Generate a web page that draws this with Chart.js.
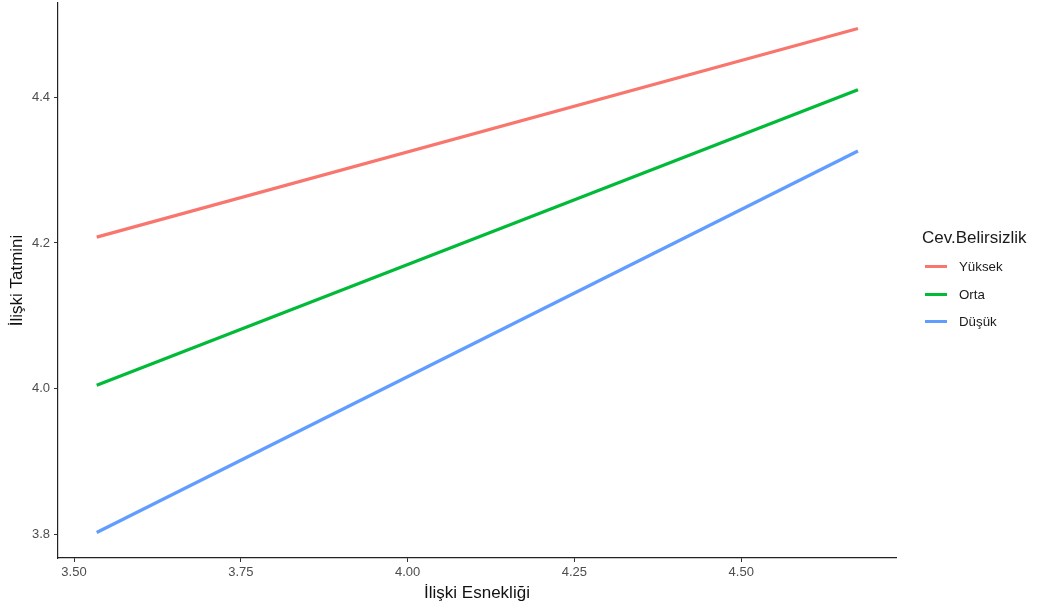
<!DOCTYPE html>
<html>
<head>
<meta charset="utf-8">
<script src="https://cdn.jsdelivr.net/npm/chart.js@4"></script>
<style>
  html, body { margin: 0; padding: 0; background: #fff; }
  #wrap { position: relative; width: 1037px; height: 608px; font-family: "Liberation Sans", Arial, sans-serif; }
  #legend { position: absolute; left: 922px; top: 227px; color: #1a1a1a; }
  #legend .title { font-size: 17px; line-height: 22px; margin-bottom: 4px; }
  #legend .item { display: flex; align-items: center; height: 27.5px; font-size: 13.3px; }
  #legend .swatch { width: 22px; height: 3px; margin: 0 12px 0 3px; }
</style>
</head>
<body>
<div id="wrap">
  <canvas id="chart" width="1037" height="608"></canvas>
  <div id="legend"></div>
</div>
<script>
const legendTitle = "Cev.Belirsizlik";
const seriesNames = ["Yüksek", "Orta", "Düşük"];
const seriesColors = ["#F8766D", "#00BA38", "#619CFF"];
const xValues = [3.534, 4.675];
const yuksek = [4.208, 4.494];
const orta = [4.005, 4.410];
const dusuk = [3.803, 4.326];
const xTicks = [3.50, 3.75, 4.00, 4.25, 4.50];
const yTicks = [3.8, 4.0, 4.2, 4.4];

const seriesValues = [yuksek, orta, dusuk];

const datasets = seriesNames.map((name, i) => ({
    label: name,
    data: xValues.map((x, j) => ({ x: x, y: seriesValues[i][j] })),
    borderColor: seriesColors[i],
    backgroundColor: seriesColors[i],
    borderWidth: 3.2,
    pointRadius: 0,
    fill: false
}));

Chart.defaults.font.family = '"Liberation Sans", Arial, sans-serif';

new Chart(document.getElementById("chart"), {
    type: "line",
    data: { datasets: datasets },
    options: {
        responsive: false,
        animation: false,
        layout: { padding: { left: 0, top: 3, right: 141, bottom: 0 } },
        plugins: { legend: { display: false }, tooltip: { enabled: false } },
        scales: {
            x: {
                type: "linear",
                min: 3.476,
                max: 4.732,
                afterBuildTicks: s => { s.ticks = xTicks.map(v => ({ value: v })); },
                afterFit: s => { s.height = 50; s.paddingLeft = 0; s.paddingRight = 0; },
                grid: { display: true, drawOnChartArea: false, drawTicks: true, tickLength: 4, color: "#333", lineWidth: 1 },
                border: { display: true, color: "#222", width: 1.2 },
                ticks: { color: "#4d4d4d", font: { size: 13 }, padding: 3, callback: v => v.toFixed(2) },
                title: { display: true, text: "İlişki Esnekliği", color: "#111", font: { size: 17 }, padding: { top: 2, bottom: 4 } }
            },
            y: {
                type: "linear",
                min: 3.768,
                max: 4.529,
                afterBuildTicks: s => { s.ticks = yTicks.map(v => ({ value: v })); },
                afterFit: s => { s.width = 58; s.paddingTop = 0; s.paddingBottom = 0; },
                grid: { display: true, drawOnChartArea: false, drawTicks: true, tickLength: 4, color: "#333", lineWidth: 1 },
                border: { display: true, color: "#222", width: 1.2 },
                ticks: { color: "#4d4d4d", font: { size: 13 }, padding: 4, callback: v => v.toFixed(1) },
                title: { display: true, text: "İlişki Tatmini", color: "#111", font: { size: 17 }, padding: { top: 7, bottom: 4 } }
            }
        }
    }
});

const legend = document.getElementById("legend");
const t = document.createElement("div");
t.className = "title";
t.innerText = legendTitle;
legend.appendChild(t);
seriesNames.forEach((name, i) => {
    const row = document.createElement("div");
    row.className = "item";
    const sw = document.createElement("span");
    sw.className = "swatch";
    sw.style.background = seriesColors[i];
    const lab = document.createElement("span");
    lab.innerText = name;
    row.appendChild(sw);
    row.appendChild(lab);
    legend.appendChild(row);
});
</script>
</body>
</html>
== == ==
▶ [GIVEN TASK]
Repeat the data exactly, dropping every picture it holds.

▶ [RESPONSE FOR THIS EXERCISE]
Generate a web page that draws this with Chart.js.
<!DOCTYPE html>
<html>
<head>
<meta charset="utf-8">
<script src="https://cdn.jsdelivr.net/npm/chart.js@4"></script>
<style>
  html, body { margin: 0; padding: 0; background: #fff; }
  #wrap { position: relative; width: 1037px; height: 608px; font-family: "Liberation Sans", Arial, sans-serif; }
  #legend { position: absolute; left: 922px; top: 227px; color: #1a1a1a; }
  #legend .title { font-size: 17px; line-height: 22px; margin-bottom: 4px; }
  #legend .item { display: flex; align-items: center; height: 27.5px; font-size: 13.3px; }
  #legend .swatch { width: 22px; height: 3px; margin: 0 12px 0 3px; }
</style>
</head>
<body>
<div id="wrap">
  <canvas id="chart" width="1037" height="608"></canvas>
  <div id="legend"></div>
</div>
<script>
const legendTitle = "Cev.Belirsizlik";
const seriesNames = ["Yüksek", "Orta", "Düşük"];
const seriesColors = ["#F8766D", "#00BA38", "#619CFF"];
const xValues = [3.534, 4.675];
const yuksek = [4.208, 4.494];
const orta = [4.005, 4.410];
const dusuk = [3.803, 4.326];
const xTicks = [3.50, 3.75, 4.00, 4.25, 4.50];
const yTicks = [3.8, 4.0, 4.2, 4.4];

const seriesValues = [yuksek, orta, dusuk];

const datasets = seriesNames.map((name, i) => ({
    label: name,
    data: xValues.map((x, j) => ({ x: x, y: seriesValues[i][j] })),
    borderColor: seriesColors[i],
    backgroundColor: seriesColors[i],
    borderWidth: 3.2,
    pointRadius: 0,
    fill: false
}));

Chart.defaults.font.family = '"Liberation Sans", Arial, sans-serif';

new Chart(document.getElementById("chart"), {
    type: "line",
    data: { datasets: datasets },
    options: {
        responsive: false,
        animation: false,
        layout: { padding: { left: 0, top: 3, right: 141, bottom: 0 } },
        plugins: { legend: { display: false }, tooltip: { enabled: false } },
        scales: {
            x: {
                type: "linear",
                min: 3.476,
                max: 4.732,
                afterBuildTicks: s => { s.ticks = xTicks.map(v => ({ value: v })); },
                afterFit: s => { s.height = 50; s.paddingLeft = 0; s.paddingRight = 0; },
                grid: { display: true, drawOnChartArea: false, drawTicks: true, tickLength: 4, color: "#333", lineWidth: 1 },
                border: { display: true, color: "#222", width: 1.2 },
                ticks: { color: "#4d4d4d", font: { size: 13 }, padding: 3, callback: v => v.toFixed(2) },
                title: { display: true, text: "İlişki Esnekliği", color: "#111", font: { size: 17 }, padding: { top: 2, bottom: 4 } }
            },
            y: {
                type: "linear",
                min: 3.768,
                max: 4.529,
                afterBuildTicks: s => { s.ticks = yTicks.map(v => ({ value: v })); },
                afterFit: s => { s.width = 58; s.paddingTop = 0; s.paddingBottom = 0; },
                grid: { display: true, drawOnChartArea: false, drawTicks: true, tickLength: 4, color: "#333", lineWidth: 1 },
                border: { display: true, color: "#222", width: 1.2 },
                ticks: { color: "#4d4d4d", font: { size: 13 }, padding: 4, callback: v => v.toFixed(1) },
                title: { display: true, text: "İlişki Tatmini", color: "#111", font: { size: 17 }, padding: { top: 7, bottom: 4 } }
            }
        }
    }
});

const legend = document.getElementById("legend");
const t = document.createElement("div");
t.className = "title";
t.innerText = legendTitle;
legend.appendChild(t);
seriesNames.forEach((name, i) => {
    const row = document.createElement("div");
    row.className = "item";
    const sw = document.createElement("span");
    sw.className = "swatch";
    sw.style.background = seriesColors[i];
    const lab = document.createElement("span");
    lab.innerText = name;
    row.appendChild(sw);
    row.appendChild(lab);
    legend.appendChild(row);
});
</script>
</body>
</html>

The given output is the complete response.